I was able to step into his shoes and have compassion for his experience. I saw that we were BOTH doing the best with what we knew…

It’s really difficult when you have such a massive history with someone and when you’re doing it on your own to come from a loving place. More than that, it felt impossible.

Dorota told me: “You don’t have to reply now. You can step back from it, feel it, move through it first.”

It felt amazing to have my hand held through that process of acknowledging what I was really feeling, letting go of that, softening and seeing my ex’s response soften over time too.

He stopped projecting everything at me, all his anger and upsets.

Before, he’d been throwing everything he could at me, dredging up the most painful stuff from our history, from even ten years before.

Dorota held me back from replying in the same fiery way.
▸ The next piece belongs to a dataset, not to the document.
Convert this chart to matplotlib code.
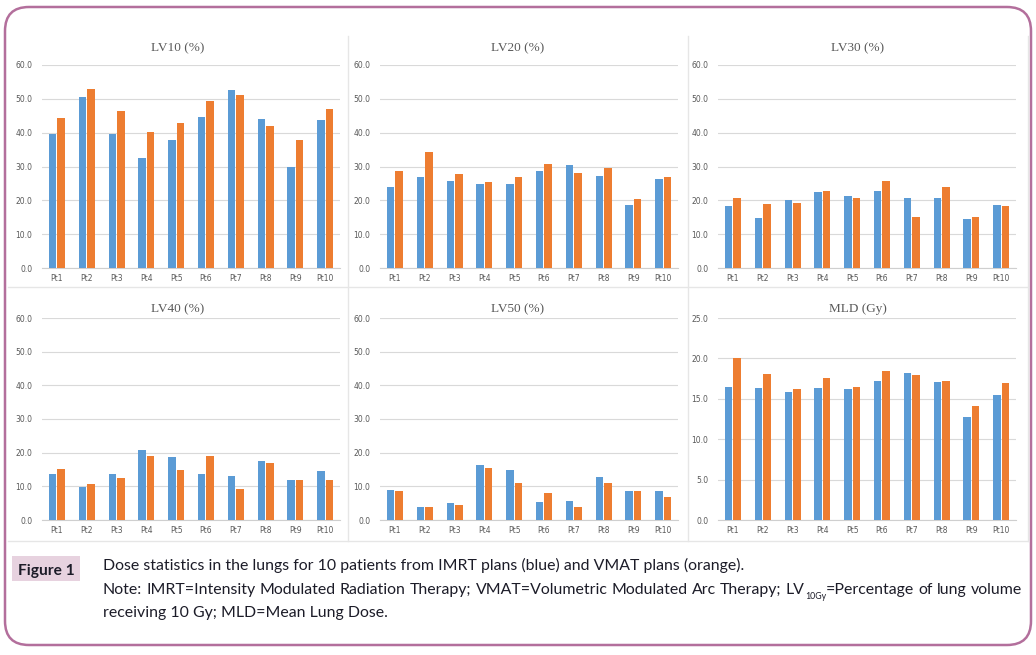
import numpy as np
import matplotlib
matplotlib.use("Agg")
import matplotlib.pyplot as plt
from matplotlib.patches import FancyBboxPatch, Rectangle
from matplotlib.transforms import IdentityTransform
from matplotlib.lines import Line2D

# ---------------- data ----------------
patients = ["Pt1", "Pt2", "Pt3", "Pt4", "Pt5", "Pt6", "Pt7", "Pt8", "Pt9", "Pt10"]

lv10_imrt = [39.5, 50.6, 39.5, 32.4, 37.7, 44.7, 52.7, 43.9, 30.0, 43.6]
lv10_vmat = [44.4, 52.9, 46.5, 40.1, 43.0, 49.5, 51.2, 41.9, 37.7, 47.1]

lv20_imrt = [24.0, 26.9, 25.7, 24.8, 24.8, 28.7, 30.3, 27.1, 18.7, 26.2]
lv20_vmat = [28.8, 34.4, 27.7, 25.3, 26.9, 30.6, 28.0, 29.7, 20.4, 26.9]

lv30_imrt = [18.2, 14.9, 20.1, 22.5, 21.4, 22.9, 20.8, 20.8, 14.4, 18.7]
lv30_vmat = [20.6, 19.0, 19.2, 22.8, 20.6, 25.8, 15.2, 23.9, 15.1, 18.2]

lv40_imrt = [13.6, 9.9, 13.6, 20.7, 18.8, 13.6, 13.1, 17.5, 12.0, 14.6]
lv40_vmat = [15.2, 10.6, 12.4, 19.1, 15.0, 18.9, 9.2, 16.8, 12.0, 12.0]

lv50_imrt = [9.0, 4.0, 5.1, 16.4, 14.8, 5.3, 5.7, 12.9, 8.6, 8.6]
lv50_vmat = [8.6, 4.0, 4.6, 15.5, 10.9, 7.9, 4.0, 10.9, 8.6, 6.9]

mld_imrt = [16.4, 16.3, 15.8, 16.3, 16.2, 17.2, 18.2, 17.1, 12.8, 15.5]
mld_vmat = [20.0, 18.1, 16.2, 17.6, 16.5, 18.4, 18.0, 17.2, 14.1, 16.9]

titles = ["LV10 (%)", "LV20 (%)", "LV30 (%)", "LV40 (%)", "LV50 (%)", "MLD (Gy)"]
imrt_series = [lv10_imrt, lv20_imrt, lv30_imrt, lv40_imrt, lv50_imrt, mld_imrt]
vmat_series = [lv10_vmat, lv20_vmat, lv30_vmat, lv40_vmat, lv50_vmat, mld_vmat]
y_max = [60, 60, 60, 60, 60, 25]
y_step = [10, 10, 10, 10, 10, 5]

caption_label = "Figure 1"
caption_line1 = ("Dose statistics in the lungs for 10 patients from IMRT plans (blue) "
                 "and VMAT plans (orange).")
caption_line2_a = ("Note: IMRT=Intensity Modulated Radiation Therapy; VMAT=Volumetric "
                   "Modulated Arc Therapy;")
caption_line2_lv = "LV"
caption_line2_sub = "10Gy"
caption_line2_b = "=Percentage of lung volume"
caption_line3 = "receiving 10 Gy; MLD=Mean Lung Dose."

# ---------------- style ----------------
BLUE = "#5b9bd5"
ORANGE = "#ed7d31"
GRID = "#d9d9d9"
TICKC = "#595959"
BORDER = "#b36f9c"
CAP_FONT = ["Lato", "DejaVu Sans"]

W, H = 1036, 655
fig = plt.figure(figsize=(W / 100, H / 100), dpi=100)
fig.patch.set_facecolor("white")


def px_axes(x0, x1, ytop, ybot):
    return fig.add_axes([x0 / W, 1 - ybot / H, (x1 - x0) / W, (ybot - ytop) / H])


def ftext(x, y, s, **kw):
    return fig.text(x / W, 1 - y / H, s, **kw)


# panel geometry (pixels)
cols = [(42, 340), (380, 678), (718, 1016)]
rows = [(65, 268), (318, 520)]
panel_centers = [178, 518, 858]
title_y = [48, 309]

x = np.arange(len(patients))
bw = 0.25
for i in range(6):
    r, c = divmod(i, 3)
    ax = px_axes(cols[c][0], cols[c][1], rows[r][0], rows[r][1])
    ax.bar(x - 0.14, imrt_series[i], width=bw, color=BLUE, zorder=3)
    ax.bar(x + 0.145, vmat_series[i], width=bw, color=ORANGE, zorder=3)
    ax.set_xlim(-0.5, len(patients) - 0.5)
    ax.set_ylim(0, y_max[i])
    ticks = np.arange(0, y_max[i] + 0.01, y_step[i])
    ax.set_yticks(ticks)
    ax.set_yticklabels([f"{t:.1f}" for t in ticks])
    ax.set_xticks(x)
    ax.set_xticklabels(patients)
    ax.tick_params(axis="both", length=0, labelsize=5.5, labelcolor=TICKC)
    ax.tick_params(axis="y", pad=7)
    ax.tick_params(axis="x", pad=4.5)
    ax.grid(axis="y", color=GRID, linewidth=0.8, zorder=0)
    for s in ["top", "right", "left"]:
        ax.spines[s].set_visible(False)
    ax.spines["bottom"].set_color("#cfcfcf")
    ax.spines["bottom"].set_linewidth(0.8)
    ax.set_facecolor("none")
    ftext(panel_centers[c], title_y[r], titles[i], ha="center", va="center",
          family="Liberation Serif", fontsize=9.5, color=TICKC)

# panel separators
ident = IdentityTransform()
for xs in [348, 688, 1028]:
    fig.add_artist(Line2D([xs, xs], [H - 36, H - 541], color="#e6e6e6", lw=1,
                          transform=ident))
for ys in [287, 541]:
    fig.add_artist(Line2D([8, 1028], [H - ys, H - ys], color="#e6e6e6", lw=1,
                          transform=ident))

# outer rounded border
fig.add_artist(FancyBboxPatch((5, H - 645), 1026, 638,
                              boxstyle="round,pad=0,rounding_size=24",
                              fill=False, edgecolor=BORDER, linewidth=1.8,
                              transform=ident))

# caption
fig.add_artist(Rectangle((12, H - 581), 68, 25, facecolor="#e7d2df",
                         edgecolor="none", transform=ident))

renderer = fig.canvas.get_renderer()


def width_px(s, size, weight="normal"):
    t = fig.text(0, 0, s, fontsize=size, family=CAP_FONT, weight=weight)
    w = t.get_window_extent(renderer).width
    t.remove()
    return w


# fit sizes to measured widths in the reference
cap_size = 12 * 637 / width_px(caption_line1, 12)
lab_size = 12 * 56 / width_px(caption_label, 12, "bold")
TXT = "#1c1c28"

ftext(18, 575, caption_label, fontsize=lab_size, family=CAP_FONT, weight="bold",
      color=TXT, va="baseline", ha="left")
ftext(103, 570, caption_line1, fontsize=cap_size, family=CAP_FONT, color=TXT,
      va="baseline", ha="left")

# justified second line
sub_size = cap_size * 0.55
words_a = caption_line2_a.split(" ")
words_b = caption_line2_b.split(" ")
tokens = [("w", w) for w in words_a] + [("lv", None)] + [("w", w) for w in words_b[1:]]
first_b = words_b[0]
widths = []
for kind, w in tokens:
    if kind == "w":
        widths.append(width_px(w, cap_size))
    else:
        widths.append(width_px(caption_line2_lv, cap_size) + width_px(caption_line2_sub, sub_size)
                      + width_px(first_b, cap_size))
x0, x1 = 103, 1022
gap = (x1 - x0 - sum(widths)) / (len(tokens) - 1)
xc = x0
for (kind, w), wd in zip(tokens, widths):
    if kind == "w":
        ftext(xc, 594, w, fontsize=cap_size, family=CAP_FONT, color=TXT,
              va="baseline", ha="left")
    else:
        ftext(xc, 594, caption_line2_lv, fontsize=cap_size, family=CAP_FONT, color=TXT,
              va="baseline", ha="left")
        w1 = width_px(caption_line2_lv, cap_size)
        ftext(xc + w1, 599, caption_line2_sub, fontsize=sub_size, family=CAP_FONT,
              color=TXT, va="baseline", ha="left")
        w2 = width_px(caption_line2_sub, sub_size)
        ftext(xc + w1 + w2, 594, first_b, fontsize=cap_size, family=CAP_FONT, color=TXT,
              va="baseline", ha="left")
    xc += wd + gap

ftext(103, 617, caption_line3, fontsize=cap_size, family=CAP_FONT, color=TXT,
      va="baseline", ha="left")

fig.savefig("out.png", dpi=100, facecolor="white")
Because I wasn’t engaging in THAT way anymore, he didn’t have anything to fight with.

He looked at his own side of things instead and has really shifted.

He’s softer. He’s apologised to our son for the times when he got really angry with him. I see him owning his side of things and working to rebuild trust with our son. It seems that we’re speaking the same language now and he’s really taken on the responsibility for our boy.

My ex-partner seems quite a different person after I started relating to him from a deeper place in me. In fact, he’s been here helping our son a lot this week and I had to say to him: “Hey, I need you to go, I really need to get this work call done.’

It’s a huge relief because boys really need their dad.’

Ulrike, Student of Life:

Ulrike avatarI was having quite an intense time when I heard about the concept of higher sensitivity. Many things came up for me, pain but also understanding for myself and also for my son.

I was surprised how minor triggers drove me insane, things I do have coping skills for – somewhere.

I realised that most of the day I am far from centered and balanced. After working with you, I found more understanding for the moments I lost it and still loose it. But it is rare as I allow myself to find balance during my day and this is still new and exciting for me as this was totally unknown to me from my family of origin.

If it happens that I go into a rage it has a different quality now, I feel less despair. I know it is happening now, it will go over and it is about me and not about the person who triggered it.

The relationships in my family continue to improve and I experience much more joy!! And I am moving on, getting in touch with parts of myself that need some healing, as if I had the peace and safety now to feel what is there.

Your newsletters are a valuable reminder for me to have respect for my “special needs” and to be proud of my ‘special abilities’, the suggestions are helpful for me and it just feels good to read it as I can relate on a deep level to your words. I feel safe to know there is support when needed!’